EXTRACTED ENTRIES:
■ ■ ■

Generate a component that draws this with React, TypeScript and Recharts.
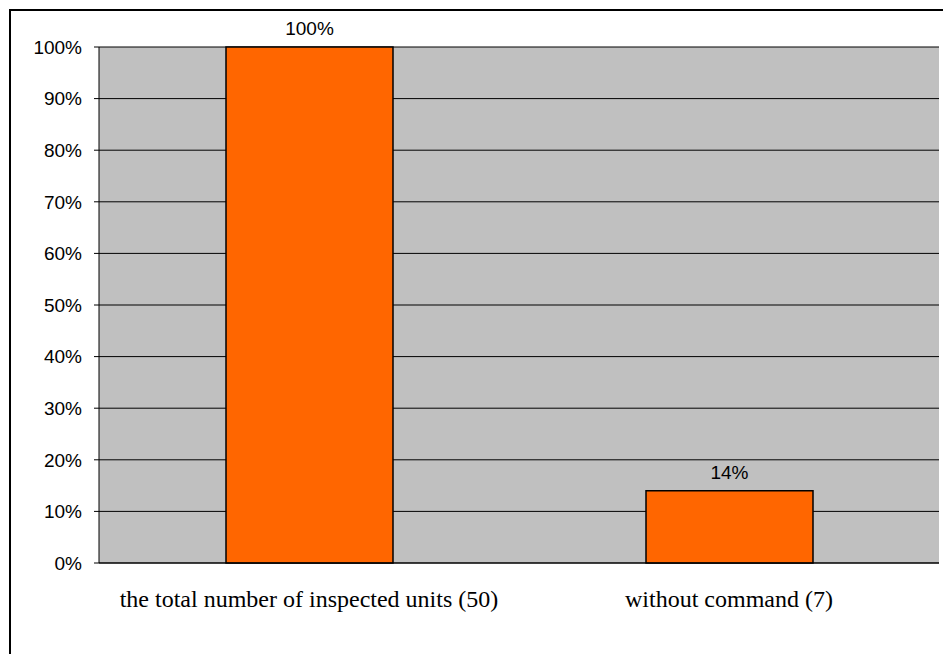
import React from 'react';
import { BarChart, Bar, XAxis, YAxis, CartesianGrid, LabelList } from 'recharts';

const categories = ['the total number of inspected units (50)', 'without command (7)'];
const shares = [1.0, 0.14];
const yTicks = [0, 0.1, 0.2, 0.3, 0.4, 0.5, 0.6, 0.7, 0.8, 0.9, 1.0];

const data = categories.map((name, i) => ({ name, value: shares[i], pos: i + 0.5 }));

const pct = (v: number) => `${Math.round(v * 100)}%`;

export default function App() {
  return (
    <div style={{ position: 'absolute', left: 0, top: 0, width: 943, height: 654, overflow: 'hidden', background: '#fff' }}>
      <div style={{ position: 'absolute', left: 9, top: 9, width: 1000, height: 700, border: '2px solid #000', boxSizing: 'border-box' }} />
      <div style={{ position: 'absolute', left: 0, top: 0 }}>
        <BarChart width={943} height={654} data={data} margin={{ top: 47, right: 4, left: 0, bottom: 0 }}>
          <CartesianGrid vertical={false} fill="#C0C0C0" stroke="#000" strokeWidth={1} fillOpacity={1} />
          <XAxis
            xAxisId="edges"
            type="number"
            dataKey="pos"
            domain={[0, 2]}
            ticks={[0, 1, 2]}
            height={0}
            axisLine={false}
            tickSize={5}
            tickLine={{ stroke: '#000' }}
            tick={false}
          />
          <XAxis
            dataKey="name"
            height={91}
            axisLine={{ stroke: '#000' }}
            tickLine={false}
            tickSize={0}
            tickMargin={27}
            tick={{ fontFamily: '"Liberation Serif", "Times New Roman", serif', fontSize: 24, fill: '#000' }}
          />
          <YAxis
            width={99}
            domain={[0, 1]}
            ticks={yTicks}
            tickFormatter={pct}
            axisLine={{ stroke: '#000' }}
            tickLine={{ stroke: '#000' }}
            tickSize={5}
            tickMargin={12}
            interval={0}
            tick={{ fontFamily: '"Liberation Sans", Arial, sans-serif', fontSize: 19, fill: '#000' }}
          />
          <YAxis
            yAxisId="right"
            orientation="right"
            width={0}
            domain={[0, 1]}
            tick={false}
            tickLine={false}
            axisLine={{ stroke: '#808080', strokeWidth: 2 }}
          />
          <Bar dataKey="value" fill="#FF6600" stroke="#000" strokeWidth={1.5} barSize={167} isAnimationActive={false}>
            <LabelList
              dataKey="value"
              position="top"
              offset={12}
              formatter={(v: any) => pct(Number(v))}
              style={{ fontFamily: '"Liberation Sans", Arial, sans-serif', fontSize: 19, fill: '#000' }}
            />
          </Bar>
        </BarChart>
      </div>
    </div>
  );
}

■ ■ ■

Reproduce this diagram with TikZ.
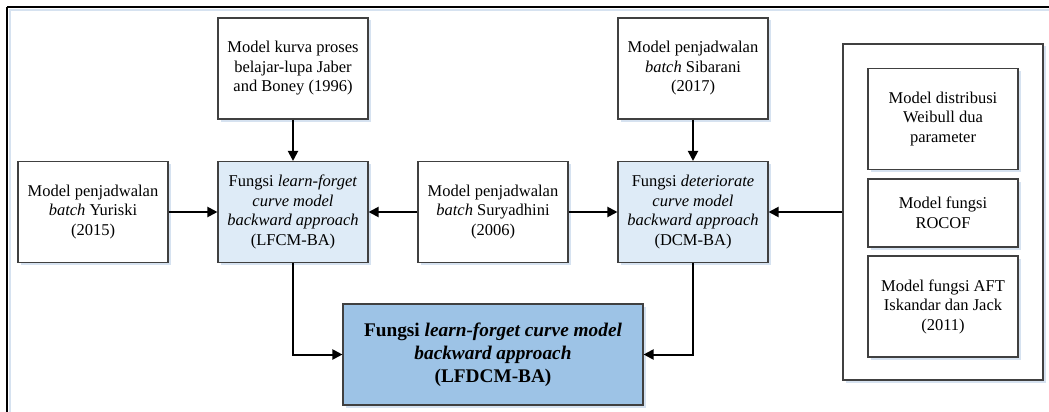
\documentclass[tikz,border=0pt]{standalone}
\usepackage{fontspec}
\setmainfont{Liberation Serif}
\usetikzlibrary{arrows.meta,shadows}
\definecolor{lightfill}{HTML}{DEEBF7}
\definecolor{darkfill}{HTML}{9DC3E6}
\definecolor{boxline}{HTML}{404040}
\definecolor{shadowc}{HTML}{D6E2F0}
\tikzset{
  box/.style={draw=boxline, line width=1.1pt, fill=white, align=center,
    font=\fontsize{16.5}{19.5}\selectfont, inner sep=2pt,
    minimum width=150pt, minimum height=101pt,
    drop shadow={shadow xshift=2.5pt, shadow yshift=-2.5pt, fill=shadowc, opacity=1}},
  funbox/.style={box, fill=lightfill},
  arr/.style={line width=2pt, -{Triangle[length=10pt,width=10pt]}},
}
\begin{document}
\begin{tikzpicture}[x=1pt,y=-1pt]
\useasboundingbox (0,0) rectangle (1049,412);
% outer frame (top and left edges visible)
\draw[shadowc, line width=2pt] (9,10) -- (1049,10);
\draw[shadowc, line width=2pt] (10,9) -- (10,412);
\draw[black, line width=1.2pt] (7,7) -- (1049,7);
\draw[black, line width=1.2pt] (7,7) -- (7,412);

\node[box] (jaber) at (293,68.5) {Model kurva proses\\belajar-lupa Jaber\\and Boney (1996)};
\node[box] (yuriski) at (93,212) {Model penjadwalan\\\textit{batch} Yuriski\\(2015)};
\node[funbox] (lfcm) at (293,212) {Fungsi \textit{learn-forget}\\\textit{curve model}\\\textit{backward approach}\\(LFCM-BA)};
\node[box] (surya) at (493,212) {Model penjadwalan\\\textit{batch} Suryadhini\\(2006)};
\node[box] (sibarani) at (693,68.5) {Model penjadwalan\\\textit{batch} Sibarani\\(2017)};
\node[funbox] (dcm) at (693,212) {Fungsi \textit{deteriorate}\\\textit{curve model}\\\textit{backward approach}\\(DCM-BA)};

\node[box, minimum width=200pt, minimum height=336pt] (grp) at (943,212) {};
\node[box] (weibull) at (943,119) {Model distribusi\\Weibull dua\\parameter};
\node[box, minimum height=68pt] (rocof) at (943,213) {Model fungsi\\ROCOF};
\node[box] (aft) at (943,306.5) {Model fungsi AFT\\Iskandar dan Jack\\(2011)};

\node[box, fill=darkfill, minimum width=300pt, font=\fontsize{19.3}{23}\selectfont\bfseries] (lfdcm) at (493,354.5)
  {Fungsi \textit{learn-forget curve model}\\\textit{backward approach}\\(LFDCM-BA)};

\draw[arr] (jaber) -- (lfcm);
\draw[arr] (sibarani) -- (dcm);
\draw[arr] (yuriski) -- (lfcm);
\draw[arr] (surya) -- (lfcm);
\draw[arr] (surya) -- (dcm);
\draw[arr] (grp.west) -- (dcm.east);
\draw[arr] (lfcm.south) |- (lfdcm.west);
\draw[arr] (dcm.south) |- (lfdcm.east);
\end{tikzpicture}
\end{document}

■ ■ ■

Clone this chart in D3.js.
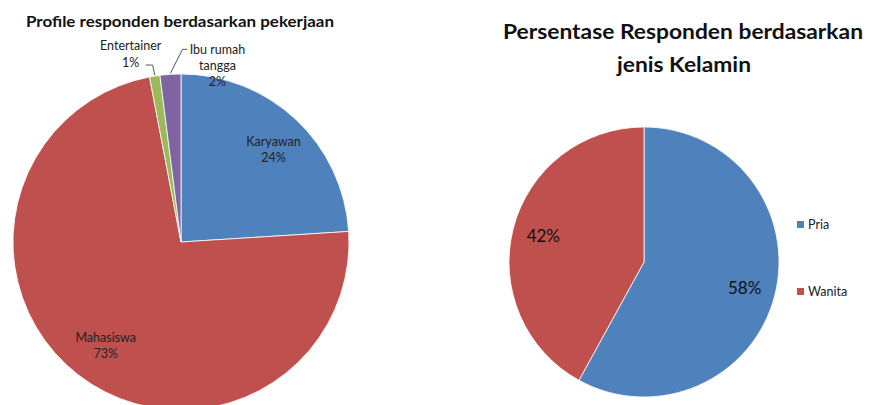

■ ■ ■

DIRECTIONS:
From the listing above, restate verbatim the lines running from the one with "Generate a component" through the one with "0.8, 0.9, 1.0];", inclusive, but not the pictures.

EXERCISE SOLUTION:
Generate a component that draws this with React, TypeScript and Recharts.
import React from 'react';
import { BarChart, Bar, XAxis, YAxis, CartesianGrid, LabelList } from 'recharts';

const categories = ['the total number of inspected units (50)', 'without command (7)'];
const shares = [1.0, 0.14];
const yTicks = [0, 0.1, 0.2, 0.3, 0.4, 0.5, 0.6, 0.7, 0.8, 0.9, 1.0];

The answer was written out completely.